Stated exercise => Can you transcribe every line exactly and leave the pictures behind?

* * * * * * * * *

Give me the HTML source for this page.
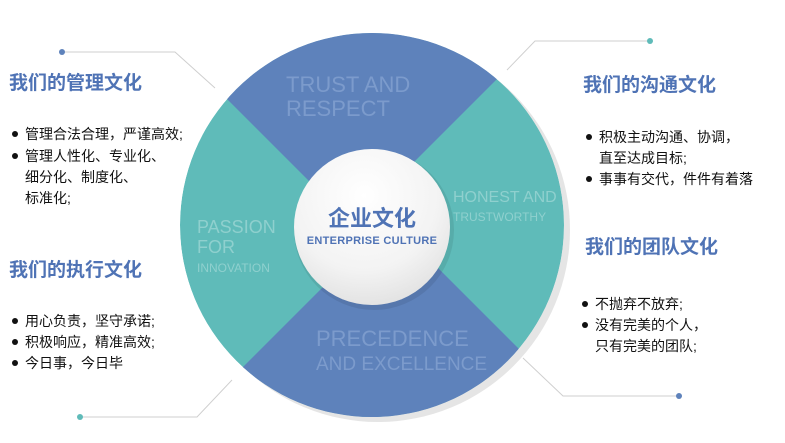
<!DOCTYPE html>
<html><head><meta charset="utf-8"><style>
html,body{margin:0;padding:0;background:#fff;width:785px;height:443px;overflow:hidden;}
svg{display:block;}
</style></head><body>
<svg width="785" height="443" viewBox="0 0 785 443" xmlns="http://www.w3.org/2000/svg" font-family="'Liberation Sans','Noto Sans CJK SC',sans-serif">
<defs>
<clipPath id="c"><circle cx="372" cy="225" r="192"/></clipPath>
<radialGradient id="g" cx="0.45" cy="0.3" r="0.8"><stop offset="0" stop-color="#ffffff"/><stop offset="0.6" stop-color="#f3f3f3"/><stop offset="1" stop-color="#dcdcdc"/></radialGradient>
</defs>
<g stroke="#cfcfcf" stroke-width="1" fill="none">
<polyline points="62,52 175,52 215,88"/>
<polyline points="80,417 197,417 232,380"/>
<polyline points="650,41 535,41 507,70"/>
<polyline points="679,396 563,396 523,358"/>
</g>
<circle cx="62" cy="52" r="3" fill="#5e82bb"/>
<circle cx="80" cy="417" r="3" fill="#5fbbb9"/>
<circle cx="650" cy="41" r="3" fill="#5fbbb9"/>
<circle cx="679" cy="396" r="3" fill="#5e82bb"/>
<circle cx="378" cy="230" r="192" fill="#e5e5e5"/>
<g clip-path="url(#c)">
<circle cx="372" cy="225" r="192" fill="#5fbbb9"/>
<polygon points="352,224 128,0 576,0" fill="#5e82bb"/>
<polygon points="390,220 170,440 610,440" fill="#5e82bb"/>
</g>
<g fill="#7c9bcc">
<text x="286" y="92" font-size="22">TRUST AND</text>
<text x="286" y="116" font-size="22">RESPECT</text>
<text x="316" y="346" font-size="22">PRECEDENCE</text>
<text x="316" y="370" font-size="19">AND EXCELLENCE</text>
</g>
<g fill="#8fd0ce">
<text x="453" y="202" font-size="16">HONEST AND</text>
<text x="453" y="221" font-size="12">TRUSTWORTHY</text>
<text x="197" y="233" font-size="18">PASSION</text>
<text x="197" y="253" font-size="18">FOR</text>
<text x="197" y="272" font-size="12">INNOVATION</text>
</g>
<circle cx="374" cy="230" r="80" fill="#000" opacity="0.08"/>
<circle cx="372" cy="227" r="78" fill="url(#g)"/>
<text x="372" y="226" font-size="22" font-weight="bold" fill="#4f73b5" text-anchor="middle">企业文化</text>
<text x="372" y="244" font-size="11" font-weight="bold" fill="#4f73b5" text-anchor="middle" letter-spacing="0.3">ENTERPRISE  CULTURE</text>
<g font-size="19" font-weight="bold" fill="#4f73b5">
<text x="9" y="89">我们的管理文化</text>
<text x="9" y="276">我们的执行文化</text>
<text x="583" y="91">我们的沟通文化</text>
<text x="585" y="253">我们的团队文化</text>
</g>
<g font-size="14" fill="#111">
<circle cx="15" cy="134" r="3"/><text x="25" y="139">管理合法合理，严谨高效;</text>
<circle cx="15" cy="156" r="3"/><text x="25" y="161">管理人性化、专业化、</text>
<text x="25" y="182">细分化、制度化、</text>
<text x="25" y="203">标准化;</text>
<circle cx="15" cy="321" r="3"/><text x="25" y="326">用心负责，坚守承诺;</text>
<circle cx="15" cy="342" r="3"/><text x="25" y="347">积极响应，精准高效;</text>
<circle cx="15" cy="363" r="3"/><text x="25" y="368">今日事，今日毕</text>
<circle cx="589" cy="137" r="3"/><text x="599" y="142">积极主动沟通、协调，</text>
<text x="599" y="163">直至达成目标;</text>
<circle cx="589" cy="179" r="3"/><text x="599" y="184">事事有交代，件件有着落</text>
<circle cx="585" cy="304" r="3"/><text x="595" y="309">不抛弃不放弃;</text>
<circle cx="585" cy="325" r="3"/><text x="595" y="330">没有完美的个人，</text>
<text x="595" y="351">只有完美的团队;</text>
</g>
</svg>
</body></html>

* * * * * * * * *

Solution to this exercise =>
Give me the HTML source for this page.
<!DOCTYPE html>
<html><head><meta charset="utf-8"><style>
html,body{margin:0;padding:0;background:#fff;width:785px;height:443px;overflow:hidden;}
svg{display:block;}
</style></head><body>
<svg width="785" height="443" viewBox="0 0 785 443" xmlns="http://www.w3.org/2000/svg" font-family="'Liberation Sans','Noto Sans CJK SC',sans-serif">
<defs>
<clipPath id="c"><circle cx="372" cy="225" r="192"/></clipPath>
<radialGradient id="g" cx="0.45" cy="0.3" r="0.8"><stop offset="0" stop-color="#ffffff"/><stop offset="0.6" stop-color="#f3f3f3"/><stop offset="1" stop-color="#dcdcdc"/></radialGradient>
</defs>
<g stroke="#cfcfcf" stroke-width="1" fill="none">
<polyline points="62,52 175,52 215,88"/>
<polyline points="80,417 197,417 232,380"/>
<polyline points="650,41 535,41 507,70"/>
<polyline points="679,396 563,396 523,358"/>
</g>
<circle cx="62" cy="52" r="3" fill="#5e82bb"/>
<circle cx="80" cy="417" r="3" fill="#5fbbb9"/>
<circle cx="650" cy="41" r="3" fill="#5fbbb9"/>
<circle cx="679" cy="396" r="3" fill="#5e82bb"/>
<circle cx="378" cy="230" r="192" fill="#e5e5e5"/>
<g clip-path="url(#c)">
<circle cx="372" cy="225" r="192" fill="#5fbbb9"/>
<polygon points="352,224 128,0 576,0" fill="#5e82bb"/>
<polygon points="390,220 170,440 610,440" fill="#5e82bb"/>
</g>
<g fill="#7c9bcc">
<text x="286" y="92" font-size="22">TRUST AND</text>
<text x="286" y="116" font-size="22">RESPECT</text>
<text x="316" y="346" font-size="22">PRECEDENCE</text>
<text x="316" y="370" font-size="19">AND EXCELLENCE</text>
</g>
<g fill="#8fd0ce">
<text x="453" y="202" font-size="16">HONEST AND</text>
<text x="453" y="221" font-size="12">TRUSTWORTHY</text>
<text x="197" y="233" font-size="18">PASSION</text>
<text x="197" y="253" font-size="18">FOR</text>
<text x="197" y="272" font-size="12">INNOVATION</text>
</g>
<circle cx="374" cy="230" r="80" fill="#000" opacity="0.08"/>
<circle cx="372" cy="227" r="78" fill="url(#g)"/>
<text x="372" y="226" font-size="22" font-weight="bold" fill="#4f73b5" text-anchor="middle">企业文化</text>
<text x="372" y="244" font-size="11" font-weight="bold" fill="#4f73b5" text-anchor="middle" letter-spacing="0.3">ENTERPRISE  CULTURE</text>
<g font-size="19" font-weight="bold" fill="#4f73b5">
<text x="9" y="89">我们的管理文化</text>
<text x="9" y="276">我们的执行文化</text>
<text x="583" y="91">我们的沟通文化</text>
<text x="585" y="253">我们的团队文化</text>
</g>
<g font-size="14" fill="#111">
<circle cx="15" cy="134" r="3"/><text x="25" y="139">管理合法合理，严谨高效;</text>
<circle cx="15" cy="156" r="3"/><text x="25" y="161">管理人性化、专业化、</text>
<text x="25" y="182">细分化、制度化、</text>
<text x="25" y="203">标准化;</text>
<circle cx="15" cy="321" r="3"/><text x="25" y="326">用心负责，坚守承诺;</text>
<circle cx="15" cy="342" r="3"/><text x="25" y="347">积极响应，精准高效;</text>
<circle cx="15" cy="363" r="3"/><text x="25" y="368">今日事，今日毕</text>
<circle cx="589" cy="137" r="3"/><text x="599" y="142">积极主动沟通、协调，</text>
<text x="599" y="163">直至达成目标;</text>
<circle cx="589" cy="179" r="3"/><text x="599" y="184">事事有交代，件件有着落</text>
<circle cx="585" cy="304" r="3"/><text x="595" y="309">不抛弃不放弃;</text>
<circle cx="585" cy="325" r="3"/><text x="595" y="330">没有完美的个人，</text>
<text x="595" y="351">只有完美的团队;</text>
</g>
</svg>
</body></html>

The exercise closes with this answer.